**What is being asked**
Pull out every line containing the string "this".

Entries with chart source code:
━━━━━━
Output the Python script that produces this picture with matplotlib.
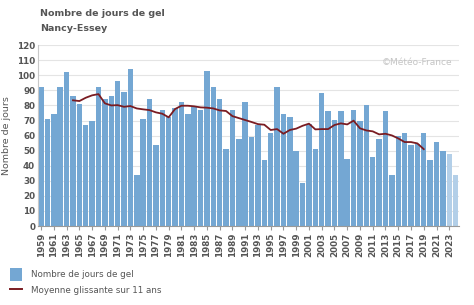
import matplotlib
matplotlib.use("Agg")
import matplotlib.pyplot as plt
from matplotlib.patches import Patch
from matplotlib.lines import Line2D

years = list(range(1959, 2025))
gel = [92, 71, 74, 92, 102, 86, 81, 67, 70, 92,
       84, 86, 96, 89, 104, 34, 71, 84, 54, 77,
       72, 78, 82, 74, 79, 77, 103, 92, 84, 51,
       77, 58, 82, 59, 67, 44, 62, 92, 74, 72.5,
       49.5, 28.5, 68, 51, 88, 76, 70.5, 76, 44.5, 77,
       70, 80.5, 45.5, 57.5, 76, 34, 59.5, 61.5, 53.5, 54.5,
       61.5, 44, 55.5, 49.5, 47.5, 34]
provisional = [2023, 2024]

ma_years = list(range(1964, 2020))
ma = [83.4, 82.9, 85.1, 86.7, 87.5, 81.4, 80.0, 80.2, 79.1, 79.6,
      78.0, 77.4, 76.9, 75.4, 74.5, 72.1, 77.6, 79.8, 79.8, 79.4,
      78.7, 78.5, 78.0, 76.7, 76.3, 72.9, 71.6, 70.3, 69.0, 67.6,
      67.2, 63.7, 64.3, 61.2, 63.7, 64.6, 66.5, 67.9, 64.1, 64.3,
      64.3, 67.0, 68.1, 67.4, 69.9, 64.8, 63.4, 62.8, 60.8, 61.2,
      60.1, 58.1, 55.7, 55.7, 54.8, 51.0]

bar_color = "#74a7d3"
light_color = "#b3cfe8"
line_color = "#7a1c22"
text_color = "#555555"

fig = plt.figure(figsize=(4.74, 3.05), dpi=100)
ax = fig.add_axes([0.080, 0.259, 0.888, 0.593])

colors = [light_color if y in provisional else bar_color for y in years]
ax.bar(years, gel, width=0.86, color=colors, zorder=2)
ax.plot(ma_years, ma, color=line_color, linewidth=1.3, zorder=3)

ax.set_ylim(0, 120)
ax.set_xlim(1958.5, 2024.5)
ax.set_yticks(range(0, 121, 10))
ax.set_xticks(years[::2])
ax.set_xticklabels([str(y) for y in years[::2]], rotation=90)
ax.tick_params(axis="both", labelsize=6.3, colors=text_color, length=0, pad=2)
ax.tick_params(axis="x", length=3, color="#999999", pad=2)
for lbl in ax.get_xticklabels() + ax.get_yticklabels():
    lbl.set_fontweight("bold")
ax.grid(axis="y", color="#e4e4e4", linewidth=0.8, zorder=0)
ax.set_axisbelow(True)
for s in ["top", "right"]:
    ax.spines[s].set_visible(False)
ax.spines["left"].set_color("#c8c8c8")
ax.spines["bottom"].set_color("#999999")
ax.set_ylabel("Nombre de jours", fontsize=6.8, color=text_color)
ax.yaxis.set_label_coords(-0.064, 0.5)

ax.text(0.985, 0.905, "©Météo-France", transform=ax.transAxes, ha="right",
        va="center", fontsize=6.5, color="#c4c4c4")

fig.text(0.084, 0.955, "Nombre de jours de gel", fontsize=6.8, fontweight="bold",
         color=text_color, va="center")
fig.text(0.084, 0.905, "Nancy-Essey", fontsize=6.8, fontweight="bold",
         color=text_color, va="center")

handles = [Patch(facecolor=bar_color, edgecolor="none"),
           Line2D([0], [0], color=line_color, linewidth=1.4)]
fig.legend(handles, ["Nombre de jours de gel", "Moyenne glissante sur 11 ans"],
           loc="lower left", bbox_to_anchor=(0.005, 0.0), frameon=False,
           fontsize=6.3, labelcolor=text_color, handlelength=1.3,
           handleheight=1.9, labelspacing=0.4, handletextpad=1.1)

fig.savefig("out.png", dpi=100)
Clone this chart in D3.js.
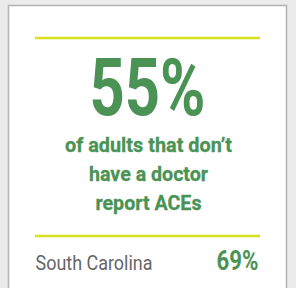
<!DOCTYPE html>
<html>
<head>
<meta charset="utf-8">
<script src="https://cdn.jsdelivr.net/npm/d3@7"></script>
<style>
  body { margin: 0; background: #ebebeb; }
  svg { display: block; }
</style>
</head>
<body>
<div id="container"></div>
<script>
let w = 296;
let h = 288;

// data
let headlineValue = [55];
let descLines = ["of adults that don\u2019t", "have a doctor", "report ACEs"];
let stateNames = ["South Carolina"];
let stateValues = [69];

let green = "#4a9355";
let lime = "#d5e21c";

let viz = d3.select("#container").append("svg")
    .attr("width", w)
    .attr("height", h);

// card
viz.append("rect")
    .attr("x", 8.5).attr("y", 5.5)
    .attr("width", 278).attr("height", 290)
    .attr("fill", "white")
    .attr("stroke", "#b3b3b3")
    .attr("stroke-width", 1.5);

let x = d3.scaleLinear().domain([0, 1]).range([35, 260]);
let cx = (x(0) + x(1)) / 2;

// rules
viz.selectAll(".rule").data([38, 236]).enter()
  .append("line")
    .attr("class", "rule")
    .attr("x1", x(0)).attr("x2", x(1))
    .attr("y1", d => d).attr("y2", d => d)
    .attr("stroke", lime)
    .attr("stroke-width", 2.5);

// big number
viz.selectAll(".big").data(headlineValue).enter()
  .append("text")
    .attr("class", "big")
    .attr("x", cx).attr("y", 115)
    .attr("text-anchor", "middle")
    .attr("font-family", "Roboto")
    .attr("font-weight", "bold")
    .attr("font-size", 80)
    .attr("fill", green)
    .attr("textLength", 116)
    .attr("lengthAdjust", "spacingAndGlyphs")
    .text(d => d + "%");

// description
let descWidths = [167, 119, 106];
viz.selectAll(".desc").data(descLines).enter()
  .append("text")
    .attr("class", "desc")
    .attr("x", cx + 1)
    .attr("y", (d, i) => 152 + i * 29.2)
    .attr("text-anchor", "middle")
    .attr("font-family", "Roboto")
    .attr("font-weight", "bold")
    .attr("font-size", 21)
    .attr("fill", green)
    .attr("stroke", green)
    .attr("stroke-width", 0.3)
    .attr("textLength", (d, i) => descWidths[i])
    .attr("lengthAdjust", "spacingAndGlyphs")
    .text(d => d);

// state comparison
viz.selectAll(".state").data(stateNames).enter()
  .append("text")
    .attr("class", "state")
    .attr("x", 35.5).attr("y", 270)
    .attr("font-family", "Roboto")
    .attr("font-size", 21)
    .attr("fill", "#666666")
    .attr("textLength", 117)
    .attr("lengthAdjust", "spacingAndGlyphs")
    .text(d => d);

viz.selectAll(".stateval").data(stateValues).enter()
  .append("text")
    .attr("class", "stateval")
    .attr("x", 258.5).attr("y", 270)
    .attr("text-anchor", "end")
    .attr("font-family", "Roboto")
    .attr("font-weight", "bold")
    .attr("font-size", 27)
    .attr("fill", green)
    .attr("textLength", 42)
    .attr("lengthAdjust", "spacingAndGlyphs")
    .text(d => d + "%");
</script>
</body>
</html>
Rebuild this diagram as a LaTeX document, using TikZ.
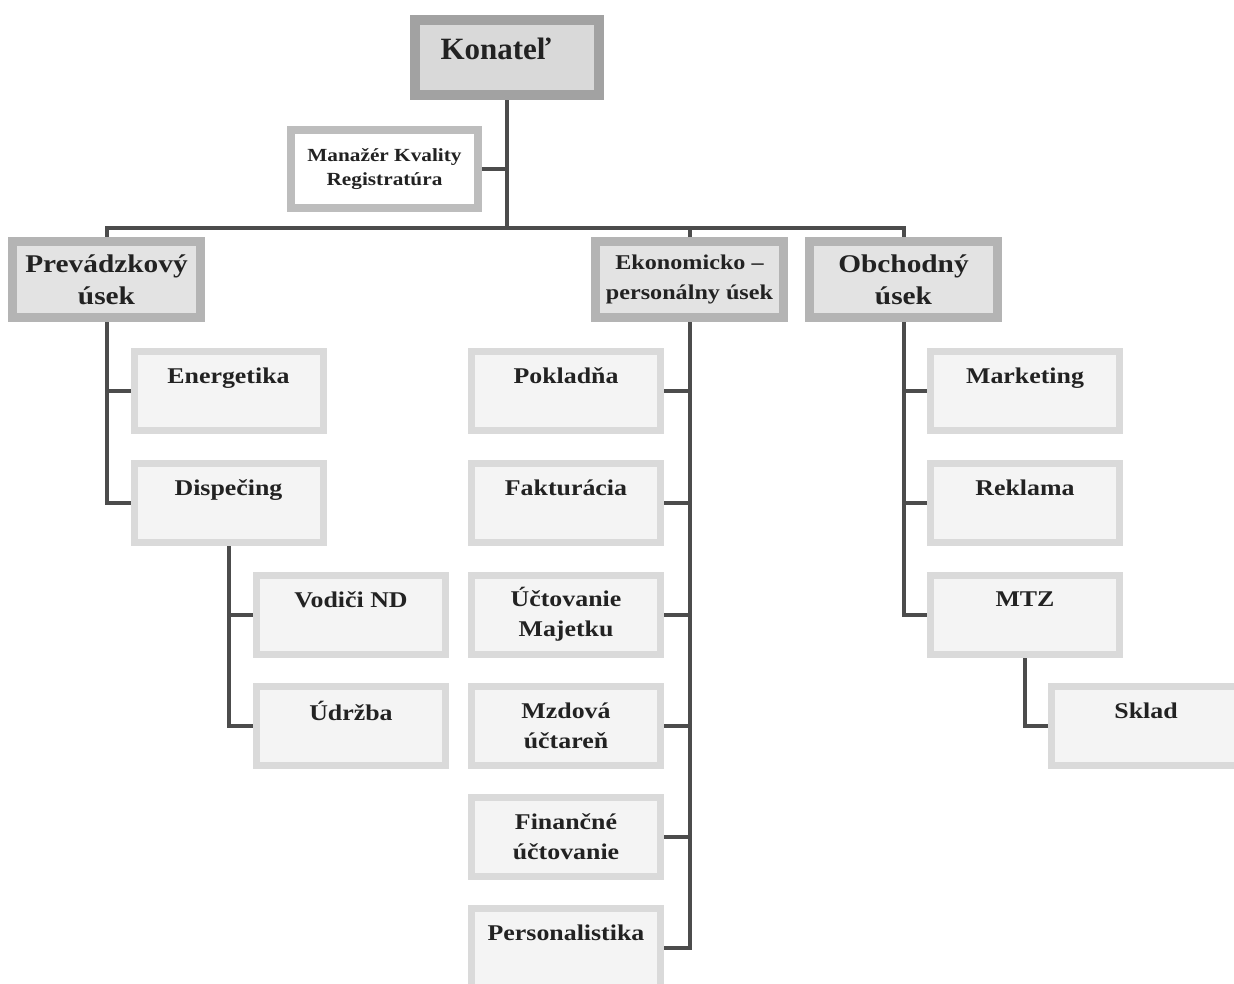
\documentclass[tikz,border=0pt]{standalone}
\usepackage{fontspec}
\setmainfont[FakeStretch=1.15]{Liberation Serif}
\newfontfamily\plainserif{Liberation Serif}
\usetikzlibrary{backgrounds}
\definecolor{topborder}{HTML}{A2A2A2}
\definecolor{topfill}{HTML}{D9D9D9}
\definecolor{headborder}{HTML}{B4B4B4}
\definecolor{headfill}{HTML}{E3E3E3}
\definecolor{childborder}{HTML}{DADADA}
\definecolor{childfill}{HTML}{F4F4F4}
\definecolor{mgrborder}{HTML}{BDBDBD}
\definecolor{linkcol}{HTML}{4C4C4C}
\definecolor{textcol}{HTML}{222222}
\tikzset{
  box/.style={rectangle, inner sep=0pt, align=center, text=textcol, font=\bfseries},
  topbox/.style={box, draw=topborder, fill=topfill, line width=10pt, minimum width=184pt, minimum height=75pt,
    font=\plainserif\bfseries\fontsize{31}{36}\selectfont, text height=22pt, text depth=18pt},
  headbox/.style={box, draw=headborder, fill=headfill, line width=9pt, minimum width=188pt, minimum height=76pt,
    font=\bfseries\fontsize{25.5}{32}\selectfont},
  ekobox/.style={headbox, font=\bfseries\fontsize{21}{30}\selectfont},
  mgrbox/.style={box, draw=mgrborder, fill=white, line width=8pt, minimum width=187pt, minimum height=78pt,
    font=\bfseries\fontsize{18.5}{24}\selectfont},
  childbox/.style={box, draw=childborder, fill=childfill, line width=7pt, minimum width=189pt, minimum height=79pt,
    font=\bfseries\fontsize{22.5}{30}\selectfont},
  link/.style={draw=linkcol, line width=4pt}
}
\begin{document}
\begin{tikzpicture}[x=1pt,y=-1pt]
\useasboundingbox (0,0) rectangle (1234,984);
\node[topbox] (kon) at (507,57.5) {Konateľ\hspace*{22pt}};
\node[mgrbox] (mgr) at (384.5,169) {Manažér Kvality\\Registratúra};
\node[headbox] (prev) at (106.5,279.5) {Prevádzkový\\úsek};
\node[ekobox] (eko) at (689.5,279.5) {Ekonomicko –\\personálny úsek};
\node[headbox] (obch) at (903.5,279.5) {Obchodný\\úsek};
\node[childbox] (ene) at (228.5,391) {Energetika\\\mbox{}};
\node[childbox] (dis) at (228.5,502.5) {Dispečing\\\mbox{}};
\node[childbox] (vod) at (351,614.5) {Vodiči ND\\\mbox{}};
\node[childbox] (udr) at (351,725.5) {Údržba\\\mbox{}};
\node[childbox] (pok) at (566,391) {Pokladňa\\\mbox{}};
\node[childbox] (fak) at (566,502.5) {Fakturácia\\\mbox{}};
\node[childbox] (uct) at (566,614.5) {Účtovanie\\Majetku};
\node[childbox] (mzd) at (566,725.5) {Mzdová\\účtareň};
\node[childbox] (fin) at (566,836.5) {Finančné\\účtovanie};
\node[childbox] (per) at (566,948) {Personalistika\\\mbox{}};
\node[childbox] (mar) at (1025,391) {Marketing\\\mbox{}};
\node[childbox] (rek) at (1025,502.5) {Reklama\\\mbox{}};
\node[childbox] (mtz) at (1025,614.5) {MTZ\\\mbox{}};
\node[childbox] (skl) at (1146,725.5) {Sklad\\\mbox{}};
\coordinate (bus) at (507,228);
\begin{scope}[on background layer]
\draw[link] (kon.south) -- (bus);
\draw[link] (mgr.east) -- (mgr.east -| kon.south);
\draw[link] (prev.north) -- (prev.north |- bus) -| (obch.north);
\draw[link] (eko.north) -- (eko.north |- bus);
\draw[link] (prev.south) |- (dis.west);
\draw[link] (prev.south |- ene.west) -- (ene.west);
\draw[link] (dis.south) |- (udr.west);
\draw[link] (dis.south |- vod.west) -- (vod.west);
\draw[link] (eko.south) |- (per.east);
\draw[link] (eko.south |- pok.east) -- (pok.east);
\draw[link] (eko.south |- fak.east) -- (fak.east);
\draw[link] (eko.south |- uct.east) -- (uct.east);
\draw[link] (eko.south |- mzd.east) -- (mzd.east);
\draw[link] (eko.south |- fin.east) -- (fin.east);
\draw[link] (obch.south) |- (mtz.west);
\draw[link] (obch.south |- mar.west) -- (mar.west);
\draw[link] (obch.south |- rek.west) -- (rek.west);
\draw[link] (mtz.south) |- (skl.west);
\end{scope}
\end{tikzpicture}
\end{document}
━━━━━━
**Complete output**
Output the Python script that produces this picture with matplotlib.
Clone this chart in D3.js.
Rebuild this diagram as a LaTeX document, using TikZ.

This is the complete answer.